Quella sana e santa voglia di essere underground è l'ossessione poco domata che giace sul fondo dell'ultimo singolo del trio ferrarese I Trillici, folkloristicamente intitolato Piadina. Nelle intenzioni è tutto giusto, il piglio maudit-adriatico, la scompostezza esecutiva, il tentativo di essere sguaiati per far calare l'attenzione sulla propria musica.
Ecco, forse è proprio qui il punto. Il tentativo è rimasto un tentativo, perché la sguaiatezza punk che tanto ammiriamo in un'innumerevole numero di gruppi ed interpreti, vive e funziona perché tiene sempre il pulsante del controllo sott'occhio. Non per premerlo, sia chiaro, ma per le situazioni di emergenze. Piadina è un brano che cerca di essere strano a tutti i costi vagando un po' nel disordine, e arriva dopo centinaia di ballate dello sfigato, una delle poche cose rimaste nella musica alternativa italiana, e che proprio per questo va trattata con cura, e con cura va analizzata.

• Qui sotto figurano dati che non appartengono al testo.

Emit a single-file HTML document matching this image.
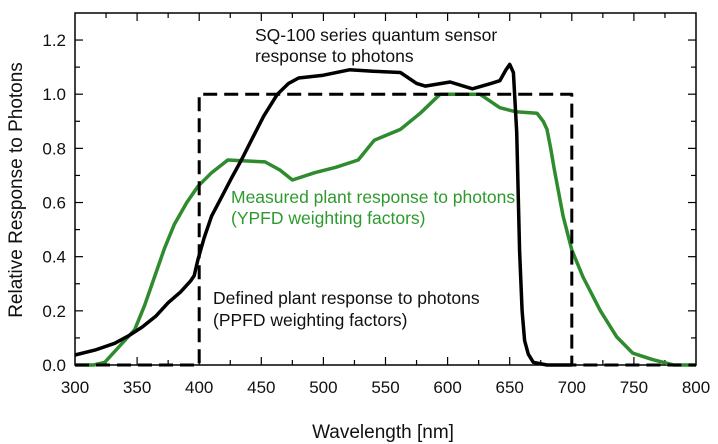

Ai Trillici sembra essere mancata prima di tutto la convinzione, la giusta faccia tosta per sporcarsi per davvero, perché Piadina alla fine dei conti rimane un brano che ha una tremenda voglia implicita di essere cool, ma non può esserlo, perché l'esecuzione lascia abbastanza a desiderare. Viste le idee, visto il concept, c'è semplicemente bisogno di sciogliere la briglia, e di non preoccuparsi di piacere a tutti i costi prima di avere un reale pubblico. Ma è solo l'inizio, e queste dita dei piedi si prenderanno tutto ciò che gli spetta, noi stiamo qui ad aspettare.